The Volvo XC90 isn’t just about good looks, though, it is a brilliantly comfortable and accomplished vehicle that just ticks all the boxes as a luxury SUV.
If you take some time to look inside the XC90, you’ll find not only further beautiful design but a wealth of quality materials and an excellent touchscreen infotainment system that’s one of the best on the market. It lives inside a portrait screen in the centre of the dash that’s roughly the size of an I-pad and we love it.
Space inside isn’t bad, either; the middle row of seats is adjustable like on our Discovery – though the new Land Rover allows you to use a smartphone app to do that if you wish – and the third-row seating is roomy and not that bad for adult passengers. Load space isn’t at the same level as the Discovery, though, with the seats folded down, there are 1,868-litres available, getting on for 600-litres less than the Land Rover. Now, that isn’t to say the Volvo doesn’t have much room, it’s just that the 2017 Land Rover Discovery is simply massive.
There isn’t much to say about how these cars drive on the road. Being big and heavy, they never want to be pushed too hard and so comparing speed and cornering ability is rather pointless. What you do need to know is that the XC90 is as comfortable as the all-new 2017 Discovery, but only if the optional air suspension system is fitted – a gadget that’s standard in the Land Rover. What about off-road? Well, the Volvo just isn’t designed to venture off-piste. The Land Rover Discovery is unbeatable off-road, and if you need anything more adventurous than that, you might have to nick something from a military installation.
Land Rover Discovery – £43,495 to £68,295
Volvo XC9 – £47,350 to £68,615
Audi Q7 vs Land Rover Discovery
Land Rover shouldn’t be worried about anything off-road, we know. The Audi Q7 is no different, it’s a little better than the Volvo XC90 when it comes to exploring the tarmac-free areas of our land, but it’s on the road where it really shines.
Spend a little bit of time with these cars and you’ll see quickly that the Audi Q7 is the best car to drive on the road, and that gives it an enormous advantage over its rivals here. In its most potent form – the SQ7 – the big German is quite good fun to drive at some pace, more so than the other cars here, and it’s also seriously quick. The more mainstream models aren’t as exciting but they still feel the most engaging to drive, which admittedly is an odd thing to say about a seven-seat SUV.
One thing to point out with the Q7 is that there are no four-cylinder engines on offer. You’ve got a choice of two ‘strengths’ of 3.0-litre six-cylinder diesel engines at 218 and 272PS, or a hybrid ‘e-tron’ model. Truthfully, a six-cylinder unit feels suitable in such a luxury vehicle, though – and if you’re fussy about economy, that hybrid may be worth considering.
In the battle of boot space, the Audi Q7 also comes up short compared with the Land Rover Discovery, with only 1,955-litres of available space with the seats folded down.
Land Rover Discovery – £43,495 to £68,295
Audi Q7 – £49,505 to £66,010 (SQ7 – £72,320)
Verdict of the Land Rover Discovery
If you’re an adventurous sort, there’s only one option – the 2017 Land Rover Discovery.

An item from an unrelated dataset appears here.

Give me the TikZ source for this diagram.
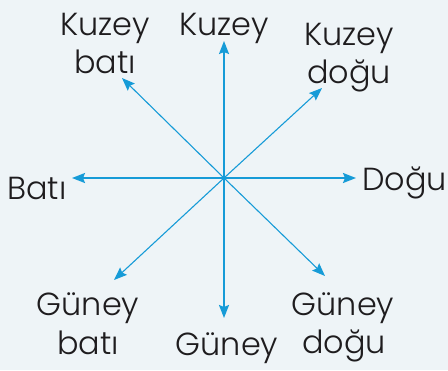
\documentclass[tikz,border=0pt]{standalone}
\usepackage{fontspec}
\setmainfont{Poppins Light}
\usetikzlibrary{arrows.meta}
\definecolor{bgc}{RGB}{238,244,247}
\definecolor{arr}{RGB}{22,155,215}
\definecolor{txt}{RGB}{30,28,30}
\begin{document}
\begin{tikzpicture}[x=1bp,y=-1bp,
  lbl/.style={text=txt,inner sep=0pt,anchor=base,font=\fontsize{32}{38}\selectfont},
  ax/.style={draw=arr,line width=1.8bp,-{Stealth[length=13bp,width=10bp,inset=2bp]}},
  dg/.style={draw=arr,line width=1.1bp,-{Stealth[length=13bp,width=10bp,inset=2bp]}}]
\fill[bgc] (0,0) rectangle (448,370);
\useasboundingbox (0,0) rectangle (448,370);
\coordinate (c) at (224,178);
\coordinate (n) at (224,41);
\coordinate (s) at (224,318);
\coordinate (e) at (356,178);
\coordinate (w) at (72,178);
\coordinate (ne) at (322,88);
\coordinate (nw) at (122,78);
\coordinate (se) at (325,276);
\coordinate (sw) at (114,280);
\draw[ax] (c) -- (n);
\draw[ax] (c) -- (s);
\draw[ax] (c) -- (e);
\draw[ax] (c) -- (w);
\draw[dg] (c) -- (ne);
\draw[dg] (c) -- (nw);
\draw[dg] (c) -- (se);
\draw[dg] (c) -- (sw);
\node[lbl] (tn) at (224,35) {Kuzey};
\node[lbl] (tnw1) at (105,35) {Kuzey};
\node[lbl] (tnw2) at (105,73) {batı};
\node[lbl] (tne1) at (349,45) {Kuzey};
\node[lbl] (tne2) at (349,83) {doğu};
\node[lbl,anchor=base west] (te) at (362,190) {Doğu};
\node[lbl,anchor=base west] (tw) at (7,199) {Batı};
\node[lbl] (tsw1) at (88,315) {Güney};
\node[lbl] (tsw2) at (88,354) {batı};
\node[lbl] (ts) at (227,355) {Güney};
\node[lbl] (tse1) at (343,315) {Güney};
\node[lbl] (tse2) at (344,353) {doğu};
\end{tikzpicture}
\end{document}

Nothing can match it when the road surfaces end; it’s as capable off-road as practically anything else without tank tracks. However, who really goes hardcore off-roading that often?
The new Discovery is very accomplished on the road but the design and sophistication of the Volvo XC90 – as well as its phenomenal safety record – may be able to tempt, and so for that matter might the Audi Q7, which is the best car to drive on the road.
Let’s put the verdict like this – if you need space and off-road capability, go for the 2017 Land Rover Discovery. If you appreciate design and technology – go for the Volvo XC90, and if you enjoy driving long distances on the road – take the Audi Q7.